Bei der Herstellung von blauem Wasserstoff wird das entstandene CO2 gespeichert, damit es nicht in die Atmosphäre gelangt. Wie sicher ist das Verfahren?

Equinor hat über 25 Jahren Erfahrung mit CO2-Speicherung. Im Projekt „Sleipner“ haben wir bereits über 20 Millionen Tonnen CO2 ohne Probleme tief unter dem Meeresboden sicher gespeichert. Die Speicheranlage wird dabei streng überwacht und die Analysen werden den zuständigen Behörden übermittelt. Auch stellen wir alle Daten Dritten zur Verfügung, um Transparenz zu gewährleisten. Durch ein konstantes Monitoring wird sowohl der Druck als auch die Ausbreitung des CO2 überwacht – übrigens auch, wenn die Speicherkapazitäten eines Tages erschöpft sein werden.

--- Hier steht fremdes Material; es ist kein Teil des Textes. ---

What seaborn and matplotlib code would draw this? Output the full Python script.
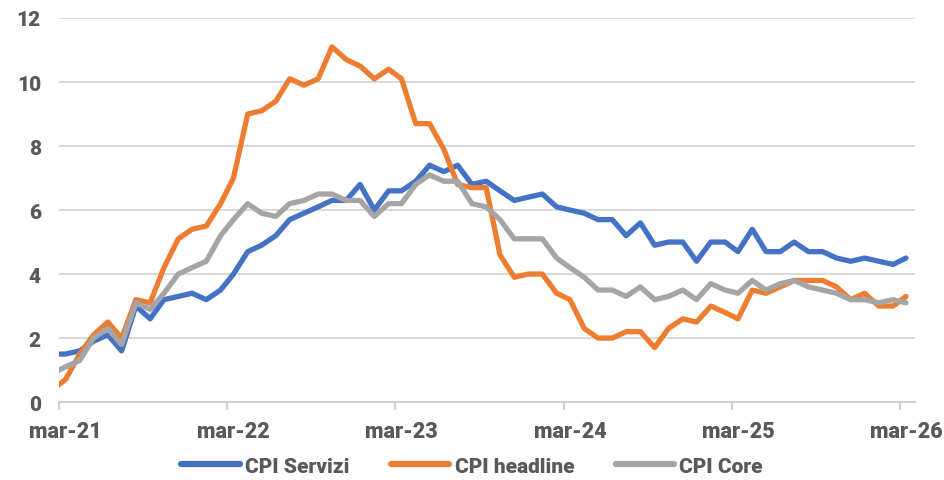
import matplotlib
matplotlib.use("Agg")
import matplotlib.pyplot as plt
import matplotlib.dates as mdates
from matplotlib.lines import Line2D
from matplotlib.ticker import FuncFormatter
import pandas as pd
import seaborn as sns

# monthly data, Feb-21 .. Mar-26 (points dated mid-month)
mesi = pd.date_range("2021-02-01", periods=62, freq="MS") + pd.Timedelta(days=14)

cpi_servizi = [
    1.5,
    1.5, 1.6, 1.9, 2.1, 1.6, 3.0, 2.6, 3.2, 3.3, 3.4,
    3.2, 3.5, 4.0, 4.7, 4.9, 5.2, 5.7, 5.9, 6.1, 6.3, 6.3, 6.8,
    6.0, 6.6, 6.6, 6.9, 7.4, 7.2, 7.4, 6.8, 6.9, 6.6, 6.3, 6.4,
    6.5, 6.1, 6.0, 5.9, 5.7, 5.7, 5.2, 5.6, 4.9, 5.0, 5.0, 4.4,
    5.0, 5.0, 4.7, 5.4, 4.7, 4.7, 5.0, 4.7, 4.7, 4.5, 4.4, 4.5,
    4.4, 4.3, 4.5,
]
cpi_headline = [
    0.4,
    0.7, 1.5, 2.1, 2.5, 2.0, 3.2, 3.1, 4.2, 5.1, 5.4,
    5.5, 6.2, 7.0, 9.0, 9.1, 9.4, 10.1, 9.9, 10.1, 11.1, 10.7, 10.5,
    10.1, 10.4, 10.1, 8.7, 8.7, 7.9, 6.8, 6.7, 6.7, 4.6, 3.9, 4.0,
    4.0, 3.4, 3.2, 2.3, 2.0, 2.0, 2.2, 2.2, 1.7, 2.3, 2.6, 2.5,
    3.0, 2.8, 2.6, 3.5, 3.4, 3.6, 3.8, 3.8, 3.8, 3.6, 3.2, 3.4,
    3.0, 3.0, 3.3,
]
cpi_core = [
    0.9,
    1.1, 1.3, 2.0, 2.3, 1.8, 3.1, 2.9, 3.4, 4.0, 4.2,
    4.4, 5.2, 5.7, 6.2, 5.9, 5.8, 6.2, 6.3, 6.5, 6.5, 6.3, 6.3,
    5.8, 6.2, 6.2, 6.8, 7.1, 6.9, 6.9, 6.2, 6.1, 5.7, 5.1, 5.1,
    5.1, 4.5, 4.2, 3.9, 3.5, 3.5, 3.3, 3.6, 3.2, 3.3, 3.5, 3.2,
    3.7, 3.5, 3.4, 3.8, 3.5, 3.7, 3.8, 3.6, 3.5, 3.4, 3.2, 3.2,
    3.1, 3.2, 3.1,
]

serie = ["CPI Servizi", "CPI headline", "CPI Core"]
colori = ["#4472C4", "#ED7D31", "#A5A5A5"]

df = pd.DataFrame({"data": mesi, "CPI Servizi": cpi_servizi,
                   "CPI headline": cpi_headline, "CPI Core": cpi_core})
long = df.melt(id_vars="data", var_name="serie", value_name="valore")

sns.set_theme(style="white")
plt.rcParams["font.family"] = ["Roboto", "DejaVu Sans"]
testo = "#595959"

fig = plt.figure(figsize=(9.44, 4.81), dpi=100)
ax = fig.add_axes([0.0625, 0.162, 0.9065, 0.7985])

sns.lineplot(data=long, x="data", y="valore", hue="serie", hue_order=serie,
             palette=colori, linewidth=3.8, legend=False, ax=ax)

ax.set_xlim(pd.Timestamp("2021-03-01"), pd.Timestamp("2026-04-03"))
ax.set_ylim(0, 12)
ax.set_yticks(range(0, 13, 2))
ax.yaxis.grid(True, color="#D9D9D9", linewidth=1.4)
ax.set_axisbelow(True)
ax.set_xlabel("")
ax.set_ylabel("")

for s in ["top", "right", "left"]:
    ax.spines[s].set_visible(False)
ax.spines["bottom"].set_color("#D0D0D0")
ax.spines["bottom"].set_linewidth(1.5)

# tick marks at 1 March, labels at mid-March
ax.xaxis.set_major_locator(mdates.MonthLocator(bymonth=3))
ax.xaxis.set_major_formatter(FuncFormatter(lambda x, p: ""))
ax.xaxis.set_minor_locator(mdates.MonthLocator(bymonth=3, bymonthday=15))
ax.xaxis.set_minor_formatter(
    FuncFormatter(lambda x, p: "mar-" + mdates.num2date(x).strftime("%y")))
ax.tick_params(axis="x", which="major", length=6, width=1.5, color="#D0D0D0", bottom=True)
ax.tick_params(axis="x", which="minor", length=0, pad=13, labelsize=15.5,
               labelcolor=testo)
ax.tick_params(axis="y", length=0, pad=13, labelsize=15, labelcolor=testo)
for lab in ax.get_xticklabels(minor=True) + ax.get_yticklabels():
    lab.set_fontweight("black")

handles = [Line2D([], [], color=c, linewidth=4.5) for c in colori]
fig.legend(handles, serie, loc="lower center", bbox_to_anchor=(0.5, -0.03),
           ncol=3, frameon=False, handlelength=2.8, columnspacing=2.0,
           handletextpad=0.25, prop={"weight": "black", "size": 15},
           labelcolor=testo)

fig.savefig("out.png", dpi=100)
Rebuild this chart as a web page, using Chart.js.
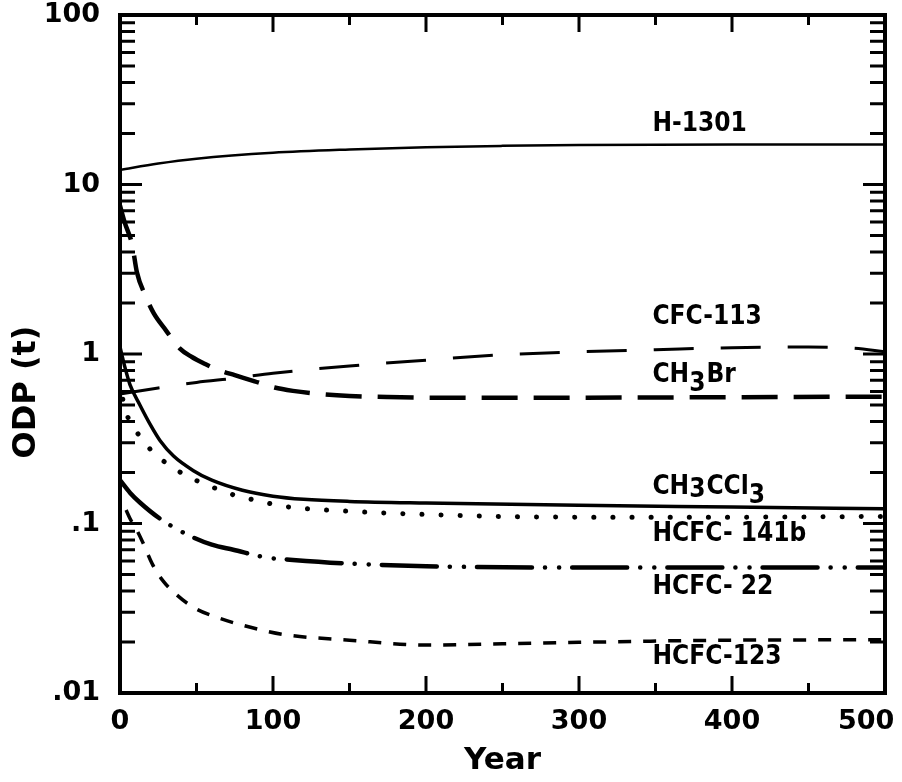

Beim Sleipner-Projekt gab es zu keinem Zeitpunkt Anzeichen von Druckerhöhung oder CO2-Austritt. Die Erfahrung aus dem Sleipner-Projekt ermöglicht es uns, ab 2024 die Speicherung von CO2 auch im industriellen Maßstab umzusetzen. Mit unseren Partnern werden wir im gemeinsamen Unternehmen Northern Lights im ersten Schritt bis zu 1,5 Millionen Tonnen CO2 pro Jahr speichern können, später bis zu 5 Millionen Tonnen. Die geologischen Möglichkeiten sind damit noch lange nicht erschöpft. Allein in der Nordsee wird das Speicherpotenzial auf 160 Milliarden Tonnen geschätzt. Das wäre ausreichend, um 75 Jahre lang die heutigen CO2-Emissionen der europäischen Industrie zu speichern.